• [TASK GOAL]:
In the entries below, find the line containing "What Altair code" and the line containing "import pandas as pd". Copy those two lines and everything between them exactly, and only that.

• [GIVEN INFORMATION]:
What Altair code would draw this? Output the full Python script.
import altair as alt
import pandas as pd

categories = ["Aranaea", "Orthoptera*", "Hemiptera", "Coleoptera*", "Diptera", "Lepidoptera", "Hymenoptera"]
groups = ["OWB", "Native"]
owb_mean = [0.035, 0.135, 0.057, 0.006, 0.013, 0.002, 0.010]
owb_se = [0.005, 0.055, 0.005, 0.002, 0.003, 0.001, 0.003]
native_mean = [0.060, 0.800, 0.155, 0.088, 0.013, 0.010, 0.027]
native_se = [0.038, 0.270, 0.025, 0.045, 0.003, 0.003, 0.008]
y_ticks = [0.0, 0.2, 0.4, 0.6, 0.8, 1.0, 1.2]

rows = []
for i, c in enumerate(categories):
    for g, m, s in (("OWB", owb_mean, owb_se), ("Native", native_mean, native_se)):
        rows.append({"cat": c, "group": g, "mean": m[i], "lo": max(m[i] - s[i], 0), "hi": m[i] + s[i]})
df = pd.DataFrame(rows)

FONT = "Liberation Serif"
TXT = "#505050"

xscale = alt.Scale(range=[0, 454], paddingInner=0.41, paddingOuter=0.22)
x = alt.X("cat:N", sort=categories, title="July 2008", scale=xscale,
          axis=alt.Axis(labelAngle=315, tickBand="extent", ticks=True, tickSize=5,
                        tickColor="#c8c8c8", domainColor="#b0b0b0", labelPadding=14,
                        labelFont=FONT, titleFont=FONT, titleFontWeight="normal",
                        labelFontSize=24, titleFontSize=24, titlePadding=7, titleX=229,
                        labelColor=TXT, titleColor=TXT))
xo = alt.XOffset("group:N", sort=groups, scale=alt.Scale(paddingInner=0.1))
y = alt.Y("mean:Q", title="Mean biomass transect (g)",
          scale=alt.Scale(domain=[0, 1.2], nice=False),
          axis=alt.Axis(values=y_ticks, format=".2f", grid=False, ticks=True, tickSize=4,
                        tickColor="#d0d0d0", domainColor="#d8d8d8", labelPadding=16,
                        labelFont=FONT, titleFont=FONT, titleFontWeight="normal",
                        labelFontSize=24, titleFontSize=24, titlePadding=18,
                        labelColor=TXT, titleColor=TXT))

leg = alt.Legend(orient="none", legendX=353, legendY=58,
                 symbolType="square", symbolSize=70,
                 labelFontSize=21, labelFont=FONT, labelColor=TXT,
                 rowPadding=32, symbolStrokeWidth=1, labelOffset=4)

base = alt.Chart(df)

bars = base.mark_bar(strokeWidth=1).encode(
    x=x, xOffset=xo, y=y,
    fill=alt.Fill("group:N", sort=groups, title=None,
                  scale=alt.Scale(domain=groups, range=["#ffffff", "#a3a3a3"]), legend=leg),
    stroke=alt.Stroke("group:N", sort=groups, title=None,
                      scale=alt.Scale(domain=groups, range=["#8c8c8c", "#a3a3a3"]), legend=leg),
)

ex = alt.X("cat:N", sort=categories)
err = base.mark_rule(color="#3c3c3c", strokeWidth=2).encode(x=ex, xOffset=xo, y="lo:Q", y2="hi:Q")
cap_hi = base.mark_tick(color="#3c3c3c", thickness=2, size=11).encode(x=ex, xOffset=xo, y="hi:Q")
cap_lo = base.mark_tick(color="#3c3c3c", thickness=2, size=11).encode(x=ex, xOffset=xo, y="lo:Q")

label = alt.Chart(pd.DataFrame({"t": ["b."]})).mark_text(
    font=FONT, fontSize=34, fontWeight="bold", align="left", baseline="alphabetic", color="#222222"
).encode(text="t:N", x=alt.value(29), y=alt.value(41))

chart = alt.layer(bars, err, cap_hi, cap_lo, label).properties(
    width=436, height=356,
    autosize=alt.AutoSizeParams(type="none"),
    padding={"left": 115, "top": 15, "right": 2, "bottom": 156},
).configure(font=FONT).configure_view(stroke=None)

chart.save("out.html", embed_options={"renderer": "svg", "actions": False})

--

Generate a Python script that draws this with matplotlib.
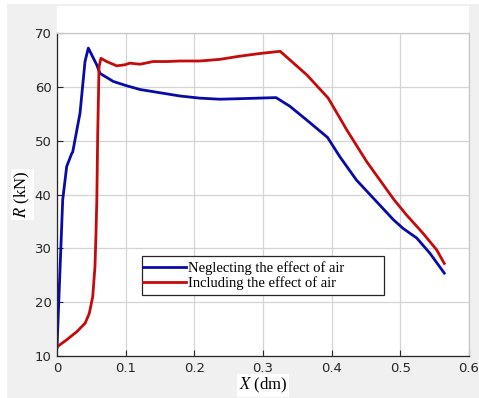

• [TASK OUTPUT]:
What Altair code would draw this? Output the full Python script.
import altair as alt
import pandas as pd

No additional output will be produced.